Même au point de vue de la culture, et déduction faite de la question de propriété, il est au moins douteux que le tenant-right soit un usage avantageux. Cette question a été extrêmement controversée en Angleterre; elle a donné lieu à des enquêtes et à des discussions approfondies. On attribuait au tenant-right' une partie de la prospérité agricole du comté de Lincoln; mais on a fait remarquer avec juste raison qu’il existait aussi dans le 'Weald' de Sussex, la partie la plus arriérée de l’Angleterre, et qu’il pouvait être considéré comme une des causes de sa pauvreté rurale. En Écosse, où tout est si bien calculé dans l’intérêt de la culture, la question a été résolue contre le tenant-right. Cette coutume donne lieu à beaucoup de fraudes et de chicanes; elle porte les fermiers à se conduire plus en vue de l’indemnité qu’ils obtiendront à leur sortie que de la bonne culture en elle-même; on a un des spéculateurs plus habiles ou moins scrupuleux que d’autres aller de ferme en ferme et d’indemnité en indemnité, en gagnant toujours au change. De plus, le tenant-right devient à la longue pour le fermier entrant une charge énorme qui épuise du premier coup toutes ses ressources, et qui le laisse sans moyens de faire face aux dépenses les plus indispensables. Dans le Lincoln, dans le Nottingham, où cette coutume subsiste, on évalue de 250 à 300 francs par hectare ce que paie aujourd’hui le fermier entrant pour le tenant-right seulement, sans parler des charges ordinaires de la culture; dans le Sussex, la moyenne est de 100 à 150 fr, ce qui est peut-être plus lourd encore à cause du mauvais état du sol. En présence de pareils sacrifices, on comprend que les agronomes anglais soient devenus à peu près unanimes pour condamner le tenant-right, au moins comme règle générale; les longs baux, et dans quelques cas les conventions spéciales, sont considérés comme une solution suffisante de la difficulté.

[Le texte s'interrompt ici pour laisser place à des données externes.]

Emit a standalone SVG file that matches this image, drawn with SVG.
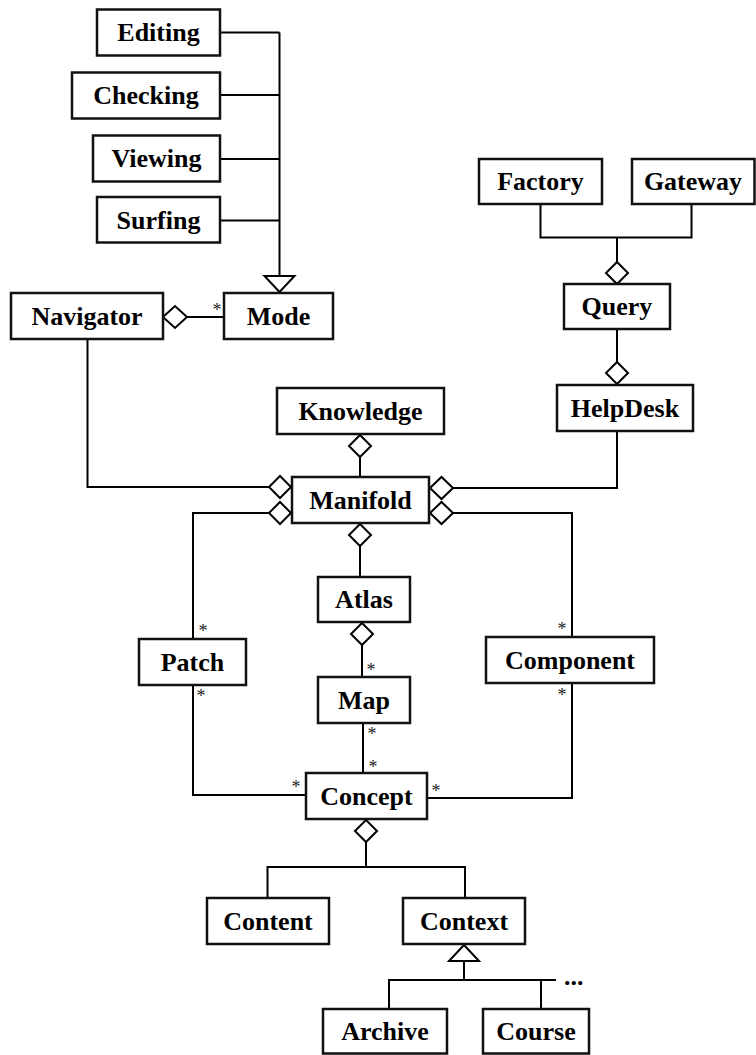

S’il en est ainsi du tenant-right quand il est justifié par des dépenses réelles, que sera-ce de ce droit tel qu’il existait dans quelques parties de l’Irlande et qu’on prétendait le généraliser ! Ici ce qu’avait à payer le fermier entrant, ce n’était pas la rémunération d’améliorations qui n’existaient pas, mais la jouissance paisible de son bail.